Os guardiões da floresta
Concordamos que é preciso muito cuidado com a geração de alternativas econômicas nos parâmetros ecológicos delicados que a Amazônia representa. E isso nossa população, índios e ribeirinhos, guardiões da floresta, historicamente, tem mostrado sensibilidade e disponibilidade para proteger essa floresta do qual a humanidade depende e que nos oferece milhares de alternativas na medida em que soubermos tratá-la com racionalidade sustentável. Certamente é por isso que os nativos costumam ter pé atrás com as narrativas messiânicas dos salvadores da Pátria amazônica que aqui desembarcam. Já sabemos essa estória de cor e salteado, como diziam nossas professoras do curso primário. Elas sempre citavam o alerta do Padre Anchieta, um jesuíta que tomou parte da construção deste país em seus primórdios.
Dizia ele: “essa gente não quer o nosso bem – no sentido do bem estar comum – eles querem nossos bens”, ou seja, a riqueza que a natureza nos doou. Balsa-fábrica de açaí Entretanto, temos experiência positivas de muita gente que aqui vem e quer emprestar seu conhecimento para misturar com o nosso e descobrir mecanismos inteligentes de gerar riqueza sem destruir o meio-ambiente. Essas pessoas são bem vindas e precisamos atraí-las de todas as maneiras. O projeto balsa-fábrica do gaúcho italiano Irani Bertolini, que recolhe quantidades crescentes do fruto do açaí nos principais rios da região para beneficiar a bordo de uma poderosa balsa movida a energia solar, é um exemplo visionário e sustentável dessa Bioeconomia da sustentabilidade. Precisamos de opiniões/sugestões construtivas não impeditivas da prosperidade sustentável de nossa gente.
Domesticação da castanha do Brasil
No caso das espécies amazônicas, precisamos revisitar outra intuição espetacular, o programa da domesticação da castanha no Estado do Amazonas, promovido pela família Vergueiro. Esta família veio para o Amazonas nos anos 60 para fazer pecuária, atraída pelos projetos de colonização agropastoril do governo. Acreditava-se naquela época que dava muito dinheiro derrubar a floresta para criar gado. Hoje, isso se revelou um equívoco dos mais nocivos para a delicadeza do bioma amazônico e suas possibilidades infinitas de gerar riqueza mantendo a floresta em pé.

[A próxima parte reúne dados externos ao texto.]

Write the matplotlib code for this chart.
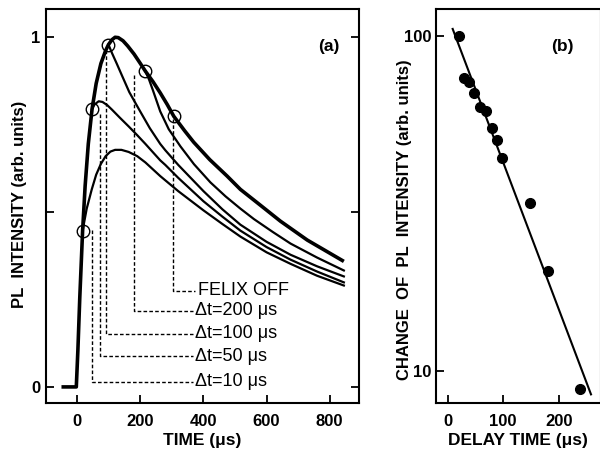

Os Vergueiro viram isso na prática. Em lugar da pecuária, expulsa pelas ervas daninhas da região de Itacoatiara, município do Amazonas, cultivaram diversas espécies nativas para reflorestar a área removida. O destaque dessa façanha se deu com a Bertolettia excelsa a castanheira, do Brasil ou da Amazônia, como queiram. O processo de domesticação envolveu a participação da Embrapa, do INPA, das universidades regionais e da ESALQ/USP de Piracicaba. O resultado foi o reflorestamento de milhões de espécies arbóreas de alto valor comercial e a demonstração inequívoca de que Amazônia é generosa desde que seja tratada com inteligência, responsabilidade ambiental, ciência e inovação tecnológica.